Using Omeka in multi-byte language (Japanese) · Legacy Forums

homma November 30, 2011

Hello, thank you very much for great software.
I'm completely new to Omeka and trying to use it in Japanese.

Install was successfully done, but there seems to be some problems in handling multi-byte (Japanese) characters.

1. Can not input or register multi-byte texts via admin interface (alphabets are OK).
(When I directly input texts using Phpmyadmin, Omeka displays the text correctly)

2. Can not search multi-byte texts.
Both "Simple search" and "Advanced search" do not work (returns 0 result)
Search with alphabetical keywords seems to be working completely.

Is there any way to solve this?

John Flatness November 30, 2011

Omeka stores and displays all its data in UTF-8, which should be able to handle Japanese characters just fine.

When you say you can't input Japanese characters, what actually happens? Does Omeka just ignore those characters?

Can you post a short example of the kind of text that's not working for you?

homma December 1, 2011

Thank you for your reply. Fore reference, here's our test installation of Omeka.

http://findingaids.art-c.keio.ac.jp/fa/

I imported some data by CSV import plugin, and all the texts are stored and displayed correctly.

After checking PHP configuration (mbstring / iconv parameters), input problem is solved!
But search problem can not be solved by this...

For example, there's a record which has a title "世界ノンフィクション全集　24".
http://findingaids.art-c.keio.ac.jp/fa/items/show/3

In Simple search (both in Public Site and Admin interface), keywords like "世界ノンフィクション全集" or "ノンフィクション" return no hits.
Only full word "世界ノンフィクション全集　24" return hits.

In Advanced search, I tried "Narrow by Specific Fields" form and specify DC field to "title".
In this case, any keyword like "世界", "ノンフィクション" or "世界ノンフィクション" returns hits.

John Flatness December 1, 2011

The "simple" full-text search is based on MySQL's full-text search. This means it only searches for whole words, not parts of a word.

The unfortunate part that's causing your problem here is that your record's title "世界ノンフィクション全集　24" only uses a CJK-style ideographic space to separate the Japanese characters and the "24." MySQL doesn't see the ideographic space as a word break, so it sees the whole title as one long word. You'll have to use the smaller ASCII space to get the title to be understood as two different "words."

With the slightly-modified title ""世界ノンフィクション全集 24" (note the smaller space) you should be able to do a search for ""世界ノンフィクション全集" and get the correct result.

Alternatively, as you've seen, the narrow by specific fields "contains" search doesn't have the same restrictions. It doesn't try to detect word boundaries, it just naively matches your search input against the items.

homma December 2, 2011

Hello, thank you very much for your answer.

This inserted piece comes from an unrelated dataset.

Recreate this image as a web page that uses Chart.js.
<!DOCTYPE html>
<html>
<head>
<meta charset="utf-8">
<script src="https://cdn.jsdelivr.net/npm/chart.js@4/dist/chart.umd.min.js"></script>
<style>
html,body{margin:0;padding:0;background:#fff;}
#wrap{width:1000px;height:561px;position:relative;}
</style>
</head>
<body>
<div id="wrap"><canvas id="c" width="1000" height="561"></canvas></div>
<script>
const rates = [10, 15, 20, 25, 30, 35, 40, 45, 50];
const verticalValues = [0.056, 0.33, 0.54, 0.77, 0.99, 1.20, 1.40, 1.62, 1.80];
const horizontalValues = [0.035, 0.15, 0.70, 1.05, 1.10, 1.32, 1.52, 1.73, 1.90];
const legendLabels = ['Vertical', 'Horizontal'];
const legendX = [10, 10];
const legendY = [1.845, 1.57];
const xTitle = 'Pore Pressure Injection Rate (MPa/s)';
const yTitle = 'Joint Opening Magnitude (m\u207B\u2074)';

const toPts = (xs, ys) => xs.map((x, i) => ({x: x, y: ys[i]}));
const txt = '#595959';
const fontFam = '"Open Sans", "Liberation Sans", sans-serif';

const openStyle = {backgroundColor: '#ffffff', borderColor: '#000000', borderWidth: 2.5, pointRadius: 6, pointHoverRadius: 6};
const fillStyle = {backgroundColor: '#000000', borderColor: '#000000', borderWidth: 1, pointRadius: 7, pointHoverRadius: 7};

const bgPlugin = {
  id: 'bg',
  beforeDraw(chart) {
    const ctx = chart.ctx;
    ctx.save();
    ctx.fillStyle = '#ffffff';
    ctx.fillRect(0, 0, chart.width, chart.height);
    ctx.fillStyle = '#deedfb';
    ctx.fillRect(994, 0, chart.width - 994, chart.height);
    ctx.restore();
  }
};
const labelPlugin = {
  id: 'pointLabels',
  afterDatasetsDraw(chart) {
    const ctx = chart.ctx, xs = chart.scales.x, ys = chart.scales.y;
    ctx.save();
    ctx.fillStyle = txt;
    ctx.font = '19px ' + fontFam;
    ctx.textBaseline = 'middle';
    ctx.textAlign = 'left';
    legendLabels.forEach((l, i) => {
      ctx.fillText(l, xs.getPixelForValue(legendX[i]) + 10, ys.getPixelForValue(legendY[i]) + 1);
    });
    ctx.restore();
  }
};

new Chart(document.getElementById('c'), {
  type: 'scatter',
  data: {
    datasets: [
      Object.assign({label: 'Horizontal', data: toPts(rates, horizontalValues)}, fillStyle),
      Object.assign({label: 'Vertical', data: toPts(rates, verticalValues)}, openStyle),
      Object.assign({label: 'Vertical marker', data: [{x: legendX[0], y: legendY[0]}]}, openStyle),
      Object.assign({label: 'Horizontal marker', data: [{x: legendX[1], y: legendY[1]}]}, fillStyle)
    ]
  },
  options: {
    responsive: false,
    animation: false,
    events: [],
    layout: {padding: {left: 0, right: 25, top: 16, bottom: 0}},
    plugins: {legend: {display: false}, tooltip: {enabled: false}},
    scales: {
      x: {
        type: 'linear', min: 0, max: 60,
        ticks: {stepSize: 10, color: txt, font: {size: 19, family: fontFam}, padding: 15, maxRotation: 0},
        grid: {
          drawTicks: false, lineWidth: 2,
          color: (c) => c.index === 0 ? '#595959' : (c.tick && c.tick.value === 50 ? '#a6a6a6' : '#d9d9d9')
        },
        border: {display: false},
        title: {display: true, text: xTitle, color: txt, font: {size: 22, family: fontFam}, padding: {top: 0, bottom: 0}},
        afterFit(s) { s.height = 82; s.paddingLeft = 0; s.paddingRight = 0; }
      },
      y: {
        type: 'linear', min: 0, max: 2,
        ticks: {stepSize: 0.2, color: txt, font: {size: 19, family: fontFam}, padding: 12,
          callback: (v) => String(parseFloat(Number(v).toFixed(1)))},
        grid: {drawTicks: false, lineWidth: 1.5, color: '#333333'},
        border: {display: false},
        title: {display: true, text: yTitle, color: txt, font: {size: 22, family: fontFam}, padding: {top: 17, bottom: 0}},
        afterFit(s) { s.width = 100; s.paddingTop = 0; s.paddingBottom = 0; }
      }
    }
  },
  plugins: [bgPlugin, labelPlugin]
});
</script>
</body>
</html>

I now understand the character of MySQL full-text search.
Perhaps I have to find a way to store tokenized Japanese texts (in addition to normal data) in MySQL. Unfortunately I don't have any knowledge on MySQL or PHP, but I will try to someone who can think about this. If I find a good solution, I will report here (I guess it will take much time...)

But for now, is it possible to do "simple" full-text search in the same way as advanced search, by just matching search inputs against the items?
(I guess this method would not be recommended because it takes too much time searching, but I think it's worth trying because we don't have so many records.)